Once you remove all processed foods from your diet, the change in your health will be instant and it will be dramatic. That might be what I love most about plant-based eating. Between 2002 and 2011, nutrition expert Dr. John McDougall put 1,615 patients, most with a history of chronic ailments such as high cholesterol and hypertension, on a crash seven-day program not unlike the Engine 2 Rescue Diet. Dr. McDougall’s patients were given whole-plant foods only—no meat, fish, eggs, dairy, or isolated vegetable oils. Instead, the meals were based around healthy carbohydrates including brown rice, oats, barley, quinoa, and potatoes, along with plenty of fruit and beans.

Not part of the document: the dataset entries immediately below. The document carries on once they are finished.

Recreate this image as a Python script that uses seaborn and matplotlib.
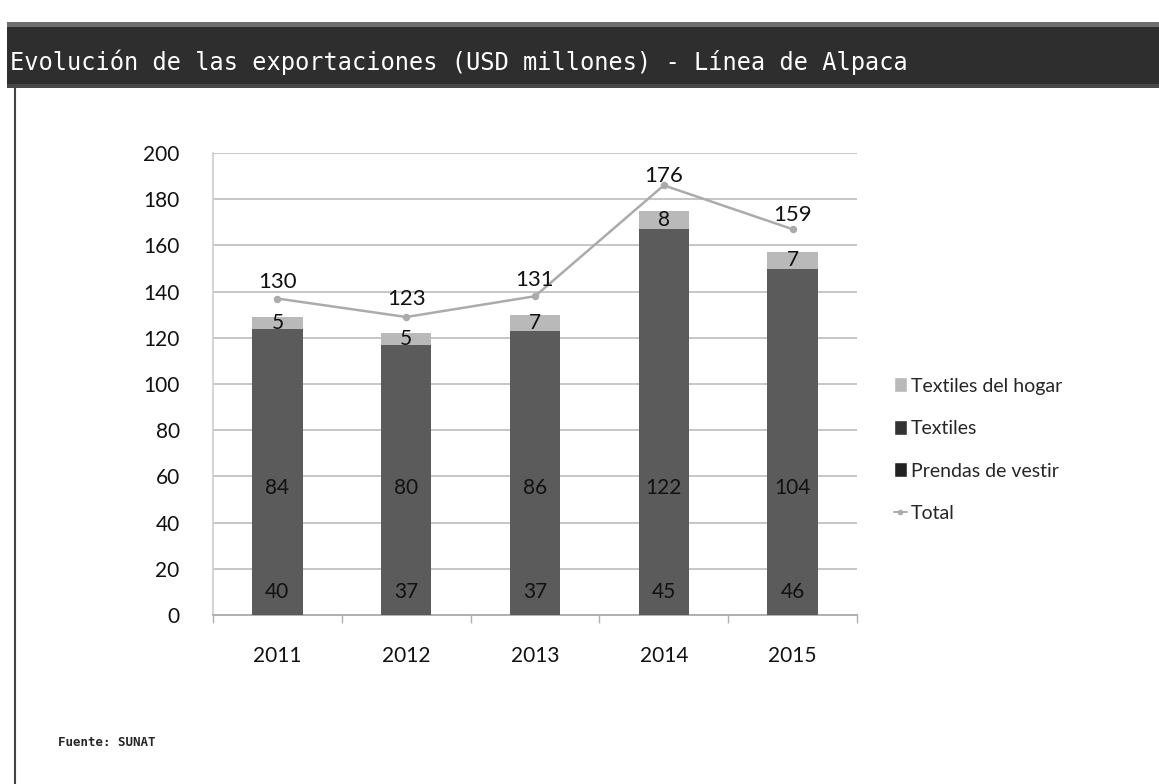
import pandas as pd
import matplotlib.pyplot as plt
import seaborn as sns
from matplotlib.patches import Patch, Rectangle
from matplotlib.lines import Line2D

# data
years = ["2011", "2012", "2013", "2014", "2015"]
prendas = [40, 37, 37, 45, 46]
textiles = [84, 80, 86, 122, 104]
hogar = [5, 5, 7, 8, 7]
total = [130, 123, 131, 176, 159]
# where the Total line is actually drawn in the scanned chart
total_line = [137, 129, 138, 186, 167]

df = pd.DataFrame({"year": years, "prendas": prendas, "textiles": textiles, "hogar": hogar,
                   "total": total, "total_line": total_line})
df["cum2"] = df["prendas"] + df["textiles"]
df["cum3"] = df["cum2"] + df["hogar"]

sns.set_theme(style="white")
plt.rcParams["font.family"] = ["Lato", "DejaVu Sans"]

W, H = 1159, 784
fig = plt.figure(figsize=(W / 100, H / 100), dpi=100)

# title bar
fig.patches.append(Rectangle((7 / W, 1 - 88 / H), 1, 66 / H, transform=fig.transFigure,
                             facecolor="#2e2e2e", edgecolor="none"))
fig.patches.append(Rectangle((7 / W, 1 - 27 / H), 1, 5 / H, transform=fig.transFigure,
                             facecolor="#6e6e6e", edgecolor="none"))
fig.patches.append(Rectangle((7 / W, 1 - 88 / H), 1, 4 / H, transform=fig.transFigure,
                             facecolor="#474747", edgecolor="none"))
fig.text(10 / W, 1 - 62 / H, "Evolución de las exportaciones (USD millones) - Línea de Alpaca",
         color="white", fontsize=17, va="center", ha="left", family=["DejaVu Sans Mono"])
# left border
fig.add_artist(Line2D([15 / W, 15 / W], [0, 1 - 88 / H], transform=fig.transFigure,
                      color="#444444", lw=1.5))

ax = fig.add_axes([213 / W, 1 - 615 / H, (857 - 213) / W, (615 - 153) / H])

# stacked bars drawn as overlapping cumulative bars
bw = 0.39
sns.barplot(data=df, x="year", y="cum3", color="#b9b9b9", width=bw, saturation=1, linewidth=0, ax=ax, zorder=2)
sns.barplot(data=df, x="year", y="cum2", color="#5b5b5b", width=bw, saturation=1, linewidth=0, ax=ax, zorder=3)
sns.barplot(data=df, x="year", y="prendas", color="#5b5b5b", width=bw, saturation=1, linewidth=0, ax=ax, zorder=4)

# total line
sns.pointplot(data=df, x="year", y="total_line", color="#ababab", markers="o", markersize=4,
              linewidth=1.8, ax=ax, zorder=5)

lbl = dict(ha="center", va="center", fontsize=15, color="#111111", zorder=6)
for i in range(len(years)):
    ax.text(i, 10, str(prendas[i]), **lbl)
    ax.text(i, 55, str(textiles[i]), **lbl)
    ax.text(i, df["cum2"][i] + hogar[i] / 2, str(hogar[i]), **lbl)
    ax.text(i, total[i] + 14, str(total[i]), ha="center", va="center", fontsize=16, color="#111111", zorder=6)

ax.set_xlim(-0.5, 4.5)
ax.set_ylim(0, 200)
ax.set_yticks(range(0, 201, 20))
ax.set_xlabel("")
ax.set_ylabel("")
ax.yaxis.grid(True, color="#c6c6c6", lw=1.4, zorder=0)
ax.set_axisbelow(True)
for s in ["top", "right"]:
    ax.spines[s].set_visible(False)
ax.spines["left"].set_color("#cfcfcf")
ax.spines["bottom"].set_color("#b0b0b0")
ax.spines["bottom"].set_linewidth(1.4)
ax.tick_params(axis="y", labelsize=15, length=0, pad=24, labelcolor="#111111")
ax.tick_params(axis="x", labelsize=15, length=0, pad=22, labelcolor="#111111")
ax.set_xticks([i + 0.5 for i in range(-1, 5)], minor=True)
ax.tick_params(axis="x", which="minor", length=6, color="#b0b0b0", width=1, bottom=True)

handles = [
    Patch(facecolor="#b9b9b9", label="Textiles del hogar"),
    Patch(facecolor="#333333", label="Textiles"),
    Patch(facecolor="#222222", label="Prendas de vestir"),
    Line2D([0], [0], color="#ababab", marker="o", markersize=3, lw=1.4, label="Total"),
]
fig.legend(handles=handles, loc="upper left", bbox_to_anchor=(876 / W, 1 - 360 / H), frameon=False,
           fontsize=14, handlelength=0.7, handleheight=0.8, handletextpad=0.2, labelspacing=1.3)

fig.text(58 / W, 1 - 743 / H, "Fuente: SUNAT", fontsize=9, fontweight="bold",
         family=["DejaVu Sans Mono"], va="center", ha="left")

fig.savefig("out.png", dpi=100)
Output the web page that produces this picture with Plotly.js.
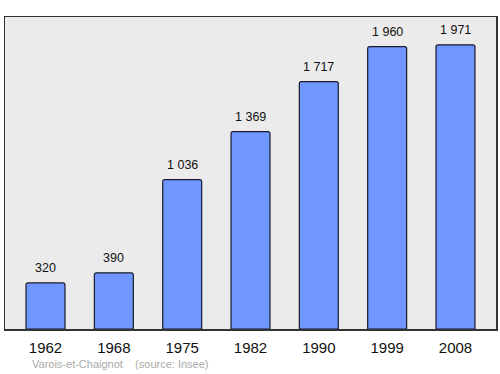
<!DOCTYPE html>
<html><head><meta charset="utf-8">
<script src="https://cdn.plot.ly/plotly-3.0.1.min.js"></script>
<style>html,body{margin:0;padding:0;background:#fff}#c{width:500px;height:374px}</style>
</head><body><div id="c"></div>
<script>
const years = ["1962","1968","1975","1982","1990","1999","2008"];
const population = [320, 390, 1036, 1369, 1717, 1960, 1971];
const labels = ["320","390","1 036","1 369","1 717","1 960","1 971"];

const FONT = "Liberation Sans, Arial, sans-serif";
const valueNotes = years.map((yr, i) => ({
  x: i, y: population[i], xref: "x", yref: "y",
  text: labels[i], showarrow: false,
  xanchor: "center", yanchor: "middle", yshift: 15,
  font: {family: FONT, size: 12.5, color: "#111"}
}));

Plotly.newPlot("c", [{
  type: "bar",
  x: years,
  y: population,
  width: 0.57,
  marker: {color: "#6f97ff", line: {color: "#1a1a2a", width: 1.2}, cornerradius: 2},
  hoverinfo: "none"
}], {
  width: 500, height: 374,
  margin: {l: 5, r: 4, t: 17, b: 45},
  paper_bgcolor: "#ffffff",
  plot_bgcolor: "#ebebeb",
  showlegend: false,
  xaxis: {
    type: "category",
    range: [-0.593, 6.593],
    showgrid: false, zeroline: false,
    showline: true, mirror: true, linecolor: "#333", linewidth: 1.5,
    ticks: "outside", ticklen: 4, tickcolor: "rgba(0,0,0,0)",
    tickfont: {family: FONT, size: 15, color: "#111"},
    fixedrange: true
  },
  yaxis: {
    range: [0, 2165],
    showgrid: false, zeroline: false,
    showline: true, mirror: true, linecolor: "#333", linewidth: 1.5,
    showticklabels: false, ticks: "",
    fixedrange: true
  },
  annotations: valueNotes.concat([{
    text: "Varois-et-Chaignot &nbsp;&nbsp; (source: Insee)",
    xref: "paper", yref: "paper", x: 0.05, y: -0.113,
    xanchor: "left", yanchor: "middle", showarrow: false,
    font: {family: FONT, size: 11, color: "#aaaaaa"}
  }])
}, {staticPlot: true});
</script></body></html>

There was no portion control or calorie counting. Only whole foods.
In just those seven days, the median weight loss was 3 pounds, and the median decrease in total cholesterol was 22 mg/dl (and a drop of 39 mg/dl among the most unhealthy patients). Patients with the highest initial blood pressure saw their systolic pressure drop by 18 mm/Hg and their diastolic pressure by 11 mm/Hg. Among those on diabetes or blood pressure medication upon entering the program, nearly 90 percent reduced their dosage or discontinued the meds entirely. And if that’s what happens after just seven days of eating nothing but whole foods, imagine what will happen over an entire lifetime.
The bottom line: Refined foods will make you weak and sickly. Whole foods will make you strong and healthy. And that’s nothing but the whole truth.